Convinced of the belief that history “has been written by a particular type of people, mostly white and men,” Ndikung has had all the rooms in the HKW renamed after women.

These are figures who have “done something important in the advancement of the world” but were “erased” from history, he added. Among them is Frenchwoman Paulette Nardal, born in Martinique in 1896.

She helped inspire the creation of the “negritude” movement, which aimed to develop black literary consciousness, and was the first black woman to study at the Sorbonne in Paris.

Reassessing history

Ndikung’s appointment at the HKW comes as awareness grows in Germany about its colonial past, which has long been overshadowed by the atrocities committed during the era of Adolf Hitler’s Nazis.

Berlin has in recent years started returning looted objects to African countries which it occupied in the early 20th century — Burundi, Rwanda, Tanzania, Namibia and Cameroon.

“It’s long overdue,” said Ndikung.

He was born in Cameroon’s capital, Yaounde, into an anglophone family.

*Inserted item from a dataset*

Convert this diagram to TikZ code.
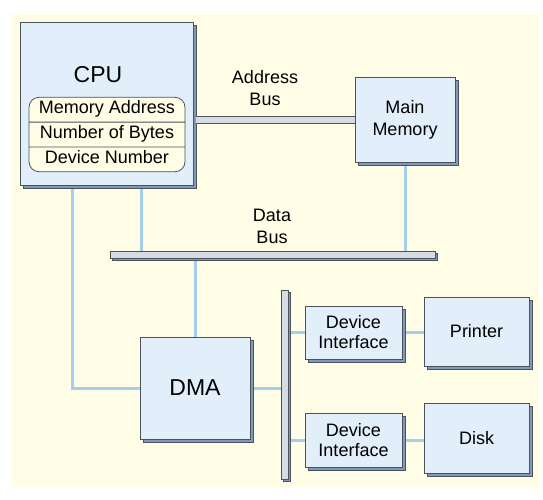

The country is majority francophone but also home to an anglophone minority and has faced deadly unrest in English-speaking areas, where armed insurgents are fighting to establish an independent homeland.

One of his dreams is to open a museum in Cameroon “bringing together historical and contemporary objects” from different countries, he said.

He would love to locate it in Bamenda, the capital of Cameroon’s restive Northwest region.

“But there is a war in Bamenda, so I can’t,” he says.